Monday, May 2, 2016

Air travel, the 12 steps, and Thomas Aquinas

Air travel, the 12 steps, and Thomas Aquinas. 

Air travel over long distances is an exercise in powerlessness. We place ourselves entirely in the hands of strangers, as if we were all passengers in a giant metal womb. While we doze and watch silly in-flight movies our mother the airplane takes a running start and leaps over the Atlantic Ocean.

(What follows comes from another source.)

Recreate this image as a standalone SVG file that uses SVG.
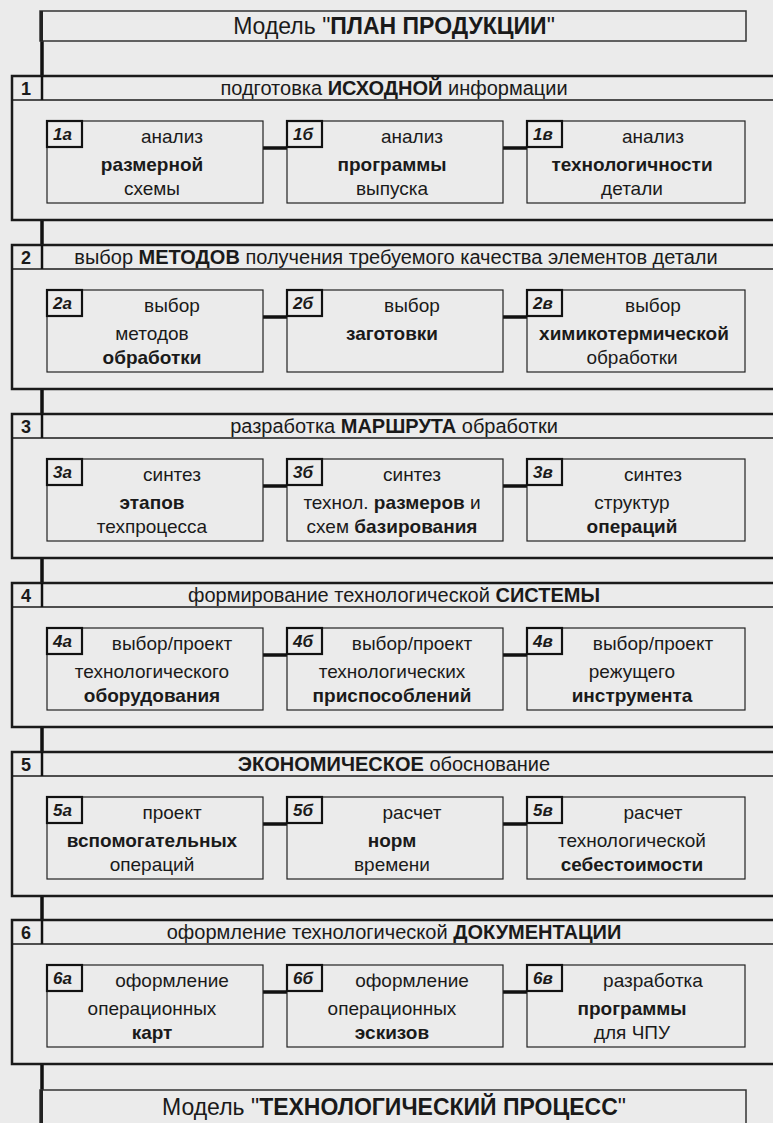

We surrender to her cramped but competant control until she slams down onto the tarmac in this ancient city, the impact of her descent having removed any illusions of her being anything but a hunk of unwieldy machinery.
Believe it or not, I woke up thinking about Thomas Aquinas, except from a "12 Step" perspective. instead of an "Uncaused causer" or an "Uncontingent =-Being-Without-Whom-Contingent-Beings-Could-Not-Exist-But-They-Do-So-Ya-Da-Ya-Da-Ya-Da" I am contemplating "The-One-Who-To-An-Ultimate-Extent-Is-Uncontrolable-By-Us-Or-Anything- Else."
I am not advocating for "God as the uncontroled controler." I don't know how or if God controls anything. I am sticking with the airplane landing and the Step 2 feeling of "Sanity Restored" as we emerge from the Heathrowian birth-canal into bright sunshine and an opportunity to stretch out in our hotel room and take a nap. Is this what we mean by grace? 
Or maybe its just jet lag. If the plane had crashed, maybe I could be putting these questions directly to the Source. But then again, that is something over which I have little or no control.
     From 2013 holy island pilgrimage.